I repeat, we are lazy and we prefer simplicity, however false, to the complexity of truth.”

***

The next chapter of this thought-provoking book then goes on to say expressly that the more we are fed a slogan in the public limelight – often ad nauseam over the airwaves – the more we are likely to believe it; regardless of how true it is.

!

“Fairer…” “Stronger….” “Better…” “Equal…” “For all…” “A vote for change” – easy to come up with for a poster or the side of a bus, but what exactly does it really mean?

That said, slogan-words are easy to come up with, and of course, they must fit easily and memorably onto a leaflet or campaign poster for the vast and diverse electorate, with their varying degrees of interest in political affairs, to be able to digest and absorb.

However, I note on the radio and television politicians of all parties harping on with the same old silly mantras and catch-phrases of their ‘side’ – without being challenged on the veracity of those ideological mantras.
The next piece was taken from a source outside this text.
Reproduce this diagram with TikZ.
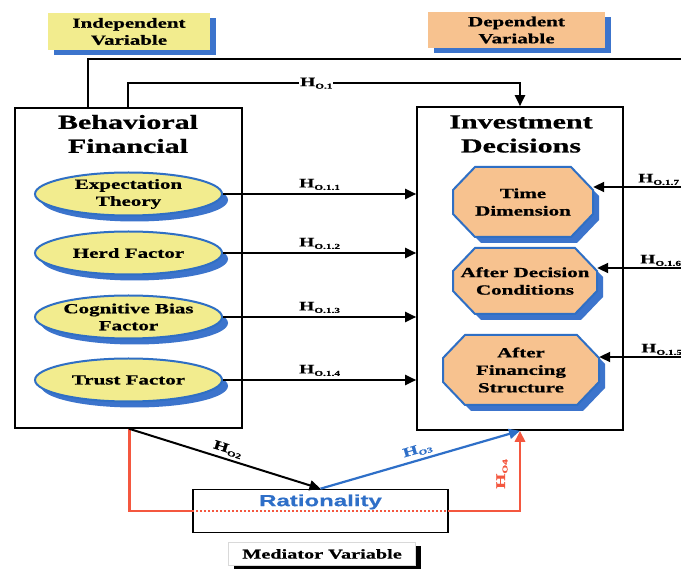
\documentclass[tikz,border=0pt]{standalone}
\usepackage{fontspec}
\setmainfont[FakeStretch=1.5,BoldFeatures={FakeBold=0.8}]{Liberation Serif}
\newfontfamily\ratfont[FakeStretch=1.5,BoldFeatures={FakeBold=0.6}]{Liberation Sans}
\usetikzlibrary{arrows.meta,shapes.geometric,shadows,calc}
\definecolor{yel}{HTML}{F2EC8E}
\definecolor{org}{HTML}{F7C28F}
\definecolor{bord}{HTML}{2F6FC4}
\definecolor{shd}{HTML}{3C74CC}
\definecolor{redl}{HTML}{F4573F}
\definecolor{bluel}{HTML}{2E6FC8}
\newcommand\Hlab[1]{\bfseries H\raisebox{-2.5pt}{\fontsize{7.5}{8}\selectfont #1}}
\newcommand\octnode[6]{%
 \fill[shd,shift={(#2+6,#3+6)}] (-#4+22,-#5) -- (#4-22,-#5) -- (#4,-#5+23) -- (#4,#5-23) -- (#4-22,#5) -- (-#4+22,#5) -- (-#4,#5-23) -- (-#4,-#5+23) -- cycle;
 \filldraw[fill=org,draw=bord,line width=2pt,shift={(#2,#3)}] (-#4+22,-#5) -- (#4-22,-#5) -- (#4,-#5+23) -- (#4,#5-23) -- (#4-22,#5) -- (-#4+22,#5) -- (-#4,#5-23) -- (-#4,-#5+23) -- cycle;
 \node[octtext,minimum width=2*#4,minimum height=2*#5] (#1) at (#2,#3) {#6};}
\begin{document}
\begin{tikzpicture}[x=1pt,y=-1pt,
  ln/.style={line width=2pt},
  arr/.style={line width=2pt,-{Triangle[length=11pt,width=10pt]}},
  bigbox/.style={draw, line width=1.6pt, fill=white},
  ell/.style={ellipse, draw=bord, line width=2pt, fill=yel, minimum width=187pt, minimum height=43pt, inner sep=0pt, align=center, font=\fontsize{14}{17}\selectfont\bfseries, drop shadow={shadow xshift=6pt, shadow yshift=-6pt, fill=shd, opacity=1}},
  octtext/.style={inner sep=0pt, align=center, font=\fontsize{14}{17.5}\selectfont\bfseries},
  varbox/.style={inner sep=0pt, align=center, font=\fontsize{14}{17}\selectfont\bfseries, drop shadow={shadow xshift=6pt, shadow yshift=-5pt, fill=shd, opacity=1}},
  title/.style={align=center, font=\fontsize{20}{24}\selectfont\bfseries, inner sep=0pt},
  hl/.style={font=\fontsize{13}{13}\selectfont, inner sep=1pt}
]
\useasboundingbox (0,0) rectangle (681,569);
\clip (0,0) rectangle (681,569);
\fill[white] (0,0) rectangle (681,569);

\node[varbox, fill=yel, minimum width=162pt, minimum height=37pt] (iv) at (129,31.5) {Independent\\Variable};
\node[varbox, fill=org, minimum width=177pt, minimum height=36pt] (dv) at (516.5,30) {Dependent\\Variable};

\node[bigbox, minimum width=227pt, minimum height=320pt] (bf) at (128.5,268) {};
\node[bigbox, minimum width=206pt, minimum height=323pt] (inv) at (520,268.5) {};

\node[title] (bft) at (128,134) {Behavioral\\Financial};
\node[title] (invt) at (521,134) {Investment\\Decisions};

\node[ell] (e1) at (128.5,194) {Expectation\\Theory};
\node[ell] (e2) at (128.5,253) {Herd Factor};
\node[ell] (e3) at (128.5,317) {Cognitive Bias\\Factor};
\node[ell] (e4) at (128.5,380) {Trust Factor};

\octnode{o1}{523}{202}{70}{35}{Time\\Dimension}
\octnode{o2}{525}{281}{72}{33}{After Decision\\Conditions}
\octnode{o3}{521}{370}{78}{35}{After\\Financing\\Structure}

\foreach \e/\l in {e1/1, e2/2, e3/3, e4/4}
  \draw[arr] (\e.east) -- (\e.east -| inv.west) node[midway, above=2pt, hl] {\Hlab{O.1.\l}};

\coordinate (r7) at (681,187);
\coordinate (r6) at (681,268);
\coordinate (r5) at (681,357);
\draw[arr] (r7) -- (r7 -| o1.east) node[pos=0.51, anchor=south west, hl] {\Hlab{O.1.7}};
\draw[arr] (r6) -- (r6 -| o2.east) node[pos=0.51, anchor=south west, hl] {\Hlab{O.1.6}};
\draw[arr] (r5) -- (r5 -| o3.east) node[pos=0.51, anchor=south west, hl] {\Hlab{O.1.5}};

\coordinate (tr) at (681,59);
\draw[ln] ([xshift=74pt]bf.north west) |- (tr);
\draw[arr] ([xshift=114pt]bf.north west) -- ++(0,-24) -| (inv.north) node[pos=0.24, fill=white, hl] {\Hlab{O.1}};

\node[draw, line width=1.6pt, fill=white, minimum width=255pt, minimum height=43pt] (rat) at (320.5,511) {};
\draw[line width=2.6pt, redl] ([xshift=115pt]bf.south west) |- (rat.west);
\draw[arr, line width=2.6pt, redl] (rat.east) -| (inv.south);
\draw[redl, line width=2pt, dash pattern=on 2pt off 2pt] (rat.west) -- (rat.east);
\draw[arr] ([xshift=115pt]bf.south west) -- (rat.north) node[midway, above=2pt, sloped, hl] {\Hlab{O2}};
\draw[arr, bluel, line width=2.2pt] (rat.north) -- (inv.south) node[midway, above=2pt, sloped, hl, text=bluel] {\Hlab{O3}};
\node[hl, text=redl, rotate=90] (h4) at (502,474) {\Hlab{O4}};
\node[font=\ratfont\fontsize{16}{16}\selectfont\bfseries, text=bluel] (ratt) at (320.5,502) {Rationality};

\node[draw=black!15, fill=white, line width=0.8pt, minimum width=187pt, minimum height=23pt, font=\fontsize{13.5}{14}\selectfont\bfseries, drop shadow={shadow xshift=5pt, shadow yshift=-4pt, fill=black, opacity=1}] (med) at (322,554) {Mediator Variable};
\end{tikzpicture}
\end{document}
Couldn’t they step out of the ideological glass boxes for a moment and put their age-old party biases aside, and talk of the true complexity of the issues? Of figures? Of potential risks and unknowns? Is there any such thing as absolute ‘right’ and ‘wrong’ anyway? One man’s ‘fairer’ could just as well be another man’s ‘unfair’. There is not much rational debate around this most fundamental concept, is there? – just facile ‘debate’ reduced to tired-sounding petty grievances with ‘the other lot’.

Well. Far be it from me to say which political party’s SLOGAN is going to be a winner, but can we safely assume that they’re all equally as lazy/bad/nonsensical??

Now, let’s sit back and enjoy the final week of this debacle……

PS. As an aside, I have noted that during at least the past two, possibly three, general election campaigns, at least one political commentator writing in the newspapers has decried, “This has been a long and boring election campaign.” – and I tend to agree. But –

LONG AND BORING. LONG AND BORING. Wait. It is the political commentators’ slogan of choice!! Perhaps when they don’t know what to write. [Well, what else did you expect? Short, snappy and surprising?] Again, plus ça change.